Pricing is a very influential variable within sales, it can either boost your output or hinder your success. Through a strategic approach to your pricing, you should calculate the cost of your goods and research your customers price sensitivity, combined with competitors to set your prices accurately.
This can be a hugely effective pricing strategy through its ability to offer your products to a wider volume of customers which previous were out of your pricing bracket. For example, offering products at £10, £100 & £500 versions of products open up three tiers of customers, thus maximising your sales potential and output. The lower priced option acts as a gateway for new customers who may upgrade. Also by offering a range of prices, this can give the customer a choice, but between you and you – not your competition. By offering a range of prices to the customer it gives the customer a greater sense of value as they can pick a product for themselves at a price they prefer.
Discounting traditionally is seen a strong method of increasing sales – which it is, however do so with caution. By lowering your prices this could result in a devaluation of your brand, and could affect your customers shopping experience. If done correctly, discounting can be used by your store staff by communicating with your customers which is far more personal. This compared to placing large discount signs around your store may have a more negative effect which could hinder the sales of your full price items.
‘Useless’ Price Points
The Economist magazine once had 3 subscription options that readers could choose from.
1. Web only subscription – £59
2. Print only subscription – £125
3. Web & Print subscription – £125
Which appears to be of greatest value?
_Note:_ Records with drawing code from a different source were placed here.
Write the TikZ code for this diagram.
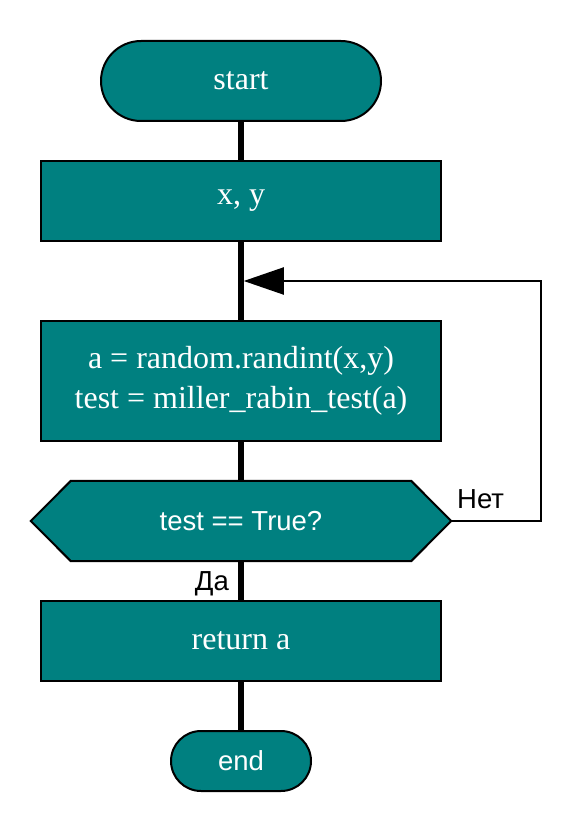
\documentclass[tikz,border=0pt]{standalone}
\usepackage{fontspec}
\setmainfont{Liberation Serif}
\newfontfamily\sansfam{Liberation Sans}
\usetikzlibrary{shapes.misc,arrows.meta,backgrounds}
\definecolor{teal}{HTML}{008080}
\tikzset{
  box/.style={draw=black, line width=2pt, fill=teal, text=white, minimum width=400pt, minimum height=80pt, inner sep=0pt, align=center, font=\fontsize{32}{40}\selectfont},
  term/.style={draw=black, line width=2pt, fill=teal, text=white, rounded rectangle, inner sep=0pt},
  flow/.style={line width=5.5pt},
  loopline/.style={line width=2pt},
  hexshape/.style={draw=black, fill=teal, line width=2pt, line join=miter},
  lbl/.style={inner sep=0pt, font=\sansfam\fontsize{27.5}{30}\selectfont}
}
\begin{document}
\begin{tikzpicture}[x=1pt,y=-1pt]
\useasboundingbox (0,0) rectangle (580,840);
\node[term, minimum width=280pt, minimum height=80pt, font=\fontsize{32}{36}\selectfont] (start) at (241,81) {start};
\node[box] (xy) at (241,201) {x, y};
\node[box, minimum height=120pt] (calc) at (241,381) {a = random.randint(x,y)\\test = miller\_rabin\_test(a)};
\node[inner sep=0pt, minimum width=420pt, minimum height=80pt, text=white, font=\sansfam\fontsize{27.5}{30}\selectfont] (hex) at (241,521) {test == True?};
\begin{scope}[on background layer]
\draw[hexshape] (hex.west) -- ([xshift=40pt]hex.north west) -- ([xshift=-40pt]hex.north east) -- (hex.east) -- ([xshift=-40pt]hex.south east) -- ([xshift=40pt]hex.south west) -- cycle;
\end{scope}
\node[box] (ret) at (241,641) {return a};
\node[term, minimum width=140pt, minimum height=60pt, font=\sansfam\fontsize{27.5}{30}\selectfont] (end) at (241,761) {end};
% connectors
\draw[flow] (start.south) -- (xy.north);
\draw[flow] (xy.south) -- (calc.north);
\draw[flow] (calc.south) -- (hex.north);
\draw[flow] (hex.south) -- (ret.north);
\draw[flow] (ret.south) -- (end.north);
\coordinate (jn) at (243.75,281);
\coordinate (corner) at (541,521);
\draw[loopline, -{Triangle[length=40pt,width=27pt]}] (hex.east) -- (corner) |- (jn);
\node[lbl, anchor=base west] (no) at (457,508) {Нет};
\node[lbl, anchor=base east] (yes) at (229,590) {Да};
\end{tikzpicture}
\end{document}
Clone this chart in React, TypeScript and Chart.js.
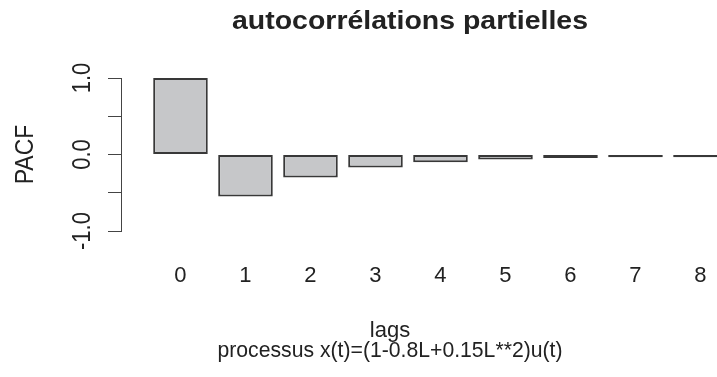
import React, { useEffect, useRef } from "react";
import { Chart, registerables } from "chart.js";

Chart.register(...registerables);

const lags = [0, 1, 2, 3, 4, 5, 6, 7, 8];
const pacf = [1.0, -0.55, -0.3, -0.17, -0.1, -0.065, -0.045, -0.035, -0.035];
const yTickValues = [-1, 0, 1];
const yTickLabels = ["-1.0", "0.0", "1.0"];
const xTickLabels = ["0", "1", "2", "3", "4", "5", "6", "7", "8"];
const titleText = "autocorrélations partielles";
const yTitle = "PACF";
const xTitle = "lags";
const subTitle = "processus x(t)=(1-0.8L+0.15L**2)u(t)";

const FONT = '"Liberation Sans", Arial, sans-serif';
const TEXT = "#222222";

const textPlugin = {
  id: "rtext",
  afterDraw(chart: any) {
    const ctx = chart.ctx as CanvasRenderingContext2D;
    const xs = chart.scales.x;
    const ys = chart.scales.y;
    ctx.save();
    ctx.fillStyle = TEXT;
    ctx.textBaseline = "alphabetic";

    // title
    ctx.font = `bold 26px ${FONT}`;
    ctx.textAlign = "center";
    {
      const w = ctx.measureText(titleText).width;
      const sx = 356 / w;
      ctx.save();
      ctx.translate(410, 29);
      ctx.scale(sx, 1);
      ctx.fillText(titleText, 0, 0);
      ctx.restore();
    }

    // x tick labels
    ctx.font = `22px ${FONT}`;
    lags.forEach((lag, i) => {
      const px = xs.getPixelForValue(lag);
      ctx.fillText(xTickLabels[i], px, 282);
    });

    // y tick labels (rotated)
    yTickValues.forEach((v, i) => {
      const py = ys.getPixelForValue(v);
      ctx.save();
      ctx.translate(90, py);
      ctx.scale(1.15, 1);
      ctx.rotate(-Math.PI / 2);
      ctx.fillText(yTickLabels[i], 0, 0);
      ctx.restore();
    });

    // y title
    ctx.save();
    ctx.font = `23px ${FONT}`;
    ctx.translate(33, (ys.top + ys.bottom) / 2);
    ctx.scale(1.15, 1);
    ctx.rotate(-Math.PI / 2);
    ctx.fillText(yTitle, 0, 0);
    ctx.restore();

    // x title
    ctx.font = `22px ${FONT}`;
    ctx.fillText(xTitle, 390, 337);

    // subtitle
    {
      const w = ctx.measureText(subTitle).width;
      const sx = 345 / w;
      ctx.save();
      ctx.translate(390, 357);
      ctx.scale(sx, 1);
      ctx.fillText(subTitle, 0, 0);
      ctx.restore();
    }
    ctx.restore();
  },
};

export default function App() {
  const ref = useRef<HTMLCanvasElement | null>(null);
  useEffect(() => {
    if (!ref.current) return;
    const chart = new Chart(ref.current, {
      type: "bar",
      data: {
        datasets: [
          {
            data: lags.map((l, i) => ({ x: l, y: pacf[i] })),
            backgroundColor: "#c6c7c9",
            borderColor: "#383838",
            borderWidth: 2,
            borderSkipped: false,
            barPercentage: 0.84,
            categoryPercentage: 1,
          },
        ],
      },
      options: {
        responsive: false,
        animation: false,
        devicePixelRatio: 1,
        layout: { padding: { top: 78, bottom: 146, left: 108, right: 0 } },
        plugins: {
          legend: { display: false },
          title: { display: false },
          tooltip: { enabled: false },
        },
        scales: {
          x: {
            type: "linear",
            display: false,
            offset: false,
            min: -0.915,
            max: 8.254,
            grid: { offset: false },
          },
          y: {
            type: "linear",
            min: -1,
            max: 1,
            ticks: { display: false, stepSize: 0.5 },
            grid: {
              drawOnChartArea: false,
              drawTicks: true,
              tickLength: 13,
              color: "#444444",
              lineWidth: 1,
            },
            border: { display: true, color: "#444444", width: 1 },
          },
        },
      },
      plugins: [textPlugin],
    });
    return () => chart.destroy();
  }, []);
  return (
    <div style={{ position: "fixed", left: 0, top: 0, width: 717, height: 377, background: "#fff" }}>
      <canvas ref={ref} width={717} height={377} style={{ width: 717, height: 377 }} />
    </div>
  );
}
Option 3 is made to seem far more valuable from the apparent ‘useless’ price point of option 2. Consumers are inclined to choose option 3 as its seen as the best value for money, however if option 2 is removed, more readers would be inclined to choose the cheaper alternative.
Pricing can have a great influence of the perceived value of your product, which needs to be considered when pricing your range.
One of the most prevalent but successful behavioural pricing strategies, the 99p price tag could have a significant increase in your sales, and encourage shoppers to purchase. 99p has been proven to have a psychological association with discounts, therefore from a relatively small price drop, the item may have significantly more value to the customer.
Research showed that lowering the price of a pizza from £7 to £6.99 had a 15% increase in sales.